Our approach relies on several heuristic optimizations for getting an improved runtime behavior. (1) After seeding, we probe the periodic occurrence of sufficiently sized seeds and give up on failing queries. Our approach is accumulative here. Formally, we require\(\mathop {\sum}\nolimits_{s \in S} {\frac{{\left| s \right|}}{\alpha }} \ge \frac{{\left| Q \right|}}{\beta }\), where α is a minimum seed length, β is a segment size, Q the given query and S the set of seeds for Q. For each segment, we expect one sufficiently sized seed in S at least. Once a query passed this test, our approach delivers one alignment for this query at the minimum. (2) There are two user defined thresholds minSeedSize and maxAmbiguity. All seeds with a size below minSeedSize are removed. Further, if there are more than maxAmbiguity many seeds with identical query intervals, we purge them all. (3) During SoC computation, we purge SoCs using two user defined thresholds γ and ξ. γ represents an imaginary minimum seed length and ξ (0 < ξ ≤ 1) is a scalar factor with respect to the query length. For a query Q, we purge all SoCs with a score (accumulated seed length) below \({\mathrm{max}}\left( {\gamma ,\xi \cdot \left| Q \right|} \right)\) (i.e., we demand seeds of minimal accumulative size γ and ξ · |Q|). Whenever we complete the harmonization of a SoC, we apply the above filter to the altered SoC. (4) The harmonization of consecutive SoCs happens according to the order given by the extraction from the priority queue.
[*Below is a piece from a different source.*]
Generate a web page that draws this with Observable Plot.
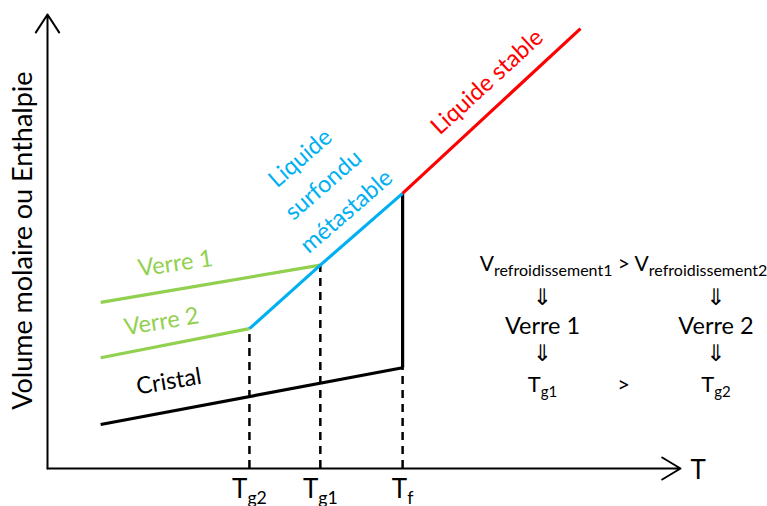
<!DOCTYPE html>
<html>
<head>
<meta charset="utf-8">
<script src="https://cdn.jsdelivr.net/npm/d3@7"></script>
<script src="https://cdn.jsdelivr.net/npm/@observablehq/plot@0.6"></script>
<style>
  html, body { margin: 0; padding: 0; background: #fff; }
  svg { display: block; }
</style>
</head>
<body>
<div id="chart"></div>
<script>
// ---- data (T in arbitrary units, V = molar volume / enthalpy, arbitrary units) ----
const tickT = [31.9, 43.1, 56.1];
const tickLabels = ["T_{g2}", "T_{g1}", "T_{f}"];
const tickTopV = [30.8, 44.8, 22.2];

const cristalT = [8.4, 56.1];
const cristalV = [9.7, 22.2];
const verre1T = [8.4, 43.1];
const verre1V = [36.6, 44.8];
const verre2T = [8.4, 31.9];
const verre2V = [24.4, 30.8];
const surfonduT = [31.9, 43.1, 56.1];
const surfonduV = [30.8, 44.8, 60.6];
const stableT = [56.1, 84.2];
const stableV = [60.6, 96.9];
const fusionT = [56.1, 56.1];
const fusionV = [22.2, 60.6];

const axisTitleY = "Volume molaire ou Enthalpie";
const axisTitleX = "T";

// right-hand annotation block (column positions in T units, rows in V units)
const noteColsT = [78.2, 91.0, 105.6];
const noteRowsV = [45.0, 37.6, 31.2, 25.2, 18.3];
const noteHeadline = "V_{refroidissement1} > V_{refroidissement2}";
const noteGlasses = ["Verre 1", "Verre 2"];
const noteTg = ["T_{g1}", ">", "T_{g2}"];

const GREEN = "#92D050", BLUE = "#00B0F0", RED = "#FF0000";
const FONT = "Lato, 'Open Sans', sans-serif";

const pts = (xs, ys) => xs.map((x, i) => ({x, y: ys[i]}));
// point at fraction t along the x-span of a 2+ point polyline
function along(xs, ys, t) {
  const x = xs[0] + (xs[xs.length - 1] - xs[0]) * t;
  for (let i = 0; i < xs.length - 1; i++) {
    if (x >= xs[i] && x <= xs[i + 1]) {
      const f = (x - xs[i]) / (xs[i + 1] - xs[i]);
      return {x, y: ys[i] + f * (ys[i + 1] - ys[i])};
    }
  }
  return {x, y: ys[0]};
}

const lbl = (series, t, text) => [{...along(series[0], series[1], t), text}];

const plot = Plot.plot({
  width: 767,
  height: 506,
  marginLeft: 47,
  marginRight: 87,
  marginTop: 14,
  marginBottom: 38,
  x: {domain: [0, 100], axis: null},
  y: {domain: [0, 100], axis: null},
  style: {fontFamily: FONT, background: "#fff", overflow: "visible"},
  marks: [
    // dashed drop lines
    Plot.ruleX(tickT.map((t, i) => ({t, v: tickTopV[i]})), {
      x: "t", y1: 0, y2: "v", stroke: "#000", strokeWidth: 2.5, strokeDasharray: "8,6"
    }),
    // axes with arrowheads
    Plot.arrow([{x1: 0, y1: 0, x2: 100, y2: 0}], {
      x1: "x1", y1: "y1", x2: "x2", y2: "y2", stroke: "#000", strokeWidth: 2, headLength: 16, headAngle: 62
    }),
    Plot.arrow([{x1: 0, y1: 0, x2: 0, y2: 100}], {
      x1: "x1", y1: "y1", x2: "x2", y2: "y2", stroke: "#000", strokeWidth: 2, headLength: 16, headAngle: 66
    }),
    // curves
    Plot.line(pts(cristalT, cristalV), {x: "x", y: "y", stroke: "#000", strokeWidth: 3.2, strokeLinecap: "butt"}),
    Plot.line(pts(fusionT, fusionV), {x: "x", y: "y", stroke: "#000", strokeWidth: 3.2, strokeLinecap: "butt"}),
    Plot.line(pts(verre1T, verre1V), {x: "x", y: "y", stroke: GREEN, strokeWidth: 3.2, strokeLinecap: "butt"}),
    Plot.line(pts(verre2T, verre2V), {x: "x", y: "y", stroke: GREEN, strokeWidth: 3.2, strokeLinecap: "butt"}),
    Plot.line(pts(surfonduT, surfonduV), {x: "x", y: "y", stroke: BLUE, strokeWidth: 3.2, strokeLinecap: "butt"}),
    Plot.line(pts(stableT, stableV), {x: "x", y: "y", stroke: RED, strokeWidth: 3.2, strokeLinecap: "butt"}),

    // curve labels
    Plot.text(lbl([stableT, stableV], 0.475, "Liquide stable"), {
      x: "x", y: "y", text: "text", fill: RED, fontSize: 23.5, rotate: -42.5, dy: -33
    }),
    Plot.text(lbl([surfonduT, surfonduV], 0.5, "Liquide\nsurfondu\nmétastable"), {
      x: "x", y: "y", text: "text", fill: BLUE, fontSize: 23.5, rotate: -41, lineHeight: 1.5, dy: -78, dx: -5
    }),
    Plot.text(lbl([verre1T, verre1V], 0.34, "Verre 1"), {
      x: "x", y: "y", text: "text", fill: GREEN, fontSize: 23.5, rotate: -8, dy: -26
    }),
    Plot.text(lbl([verre2T, verre2V], 0.41, "Verre 2"), {
      x: "x", y: "y", text: "text", fill: GREEN, fontSize: 23.5, rotate: -9.5, dy: -24
    }),
    Plot.text(lbl([cristalT, cristalV], 0.226, "Cristal"), {
      x: "x", y: "y", text: "text", fill: "#000", fontSize: 23.5, rotate: -9.5, dy: -30
    }),

    // x tick labels
    Plot.text(tickT.map((t, i) => ({t, s: tickLabels[i]})), {
      x: "t", y: 0, text: "s", fill: "#000", fontSize: 26, dy: 21
    }),
    // axis titles
    Plot.text([axisTitleX], {x: 100, y: 0, text: (d) => d, fontSize: 26, textAnchor: "start", dx: 10, dy: 2}),
    Plot.text([axisTitleY], {x: 0, y: 50.2, text: (d) => d, fontSize: 27, rotate: -90, dx: -24}),

    // right annotation block
    Plot.text([noteHeadline], {x: noteColsT[1], y: noteRowsV[0], text: (d) => d, fontSize: 21}),
    Plot.text([0, 2], {x: (i) => noteColsT[i], y: noteRowsV[1], text: () => "⇓", fontSize: 23, fontFamily: "DejaVu Sans"}),
    Plot.text([0, 2], {x: (i) => noteColsT[i], y: noteRowsV[2], text: (i) => noteGlasses[i / 2], fontSize: 23.5}),
    Plot.text([0, 2], {x: (i) => noteColsT[i], y: noteRowsV[3], text: () => "⇓", fontSize: 23, fontFamily: "DejaVu Sans"}),
    Plot.text([0, 1, 2], {x: (i) => noteColsT[i], y: noteRowsV[4], text: (i) => noteTg[i], fontSize: 22})
  ]
});

document.getElementById("chart").appendChild(plot);

// turn "_{...}" markers into real subscript tspans
function applySubscripts(svg) {
  const NS = "http://www.w3.org/2000/svg";
  svg.querySelectorAll("text").forEach((t) => {
    const s = t.textContent;
    if (!s.includes("_{") || t.children.length) return;
    const fs = parseFloat(getComputedStyle(t).fontSize) || 20;
    const ratio = s.startsWith("V_") ? 0.76 : 0.68;
    const shift = fs * 0.22;
    t.textContent = "";
    let shifted = false;
    for (const p of s.split(/(_\{[^}]*\})/)) {
      if (!p) continue;
      const ts = document.createElementNS(NS, "tspan");
      if (p.startsWith("_{")) {
        ts.textContent = p.slice(2, -1);
        ts.setAttribute("font-size", (fs * ratio).toFixed(1) + "px");
        if (!shifted) ts.setAttribute("dy", shift.toFixed(1));
        shifted = true;
      } else {
        ts.textContent = p;
        if (shifted) ts.setAttribute("dy", (-shift).toFixed(1));
        shifted = false;
      }
      t.appendChild(ts);
    }
  });
}
applySubscripts(plot);
</script>
</body>
</html>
Depending on the query length, we apply two different heuristics, where the first one represents a filtering technique and the second one a stop-criteria. For long queries (roughly more than 1,000 nt), we always inspect a predetermined number of SoCs and discard SoCs that get a lower score than preceding SoCs. For shorter queries, we trace equality using a look-ahead approach. If we observe an unaltered score for more than a given threshold number of times, we break and move forward to DP. The latter two heuristics represent the outcome of an observational optimization. Improvements with respect to the filtering of harmonized SoC could be a valuable topic in the context of further research.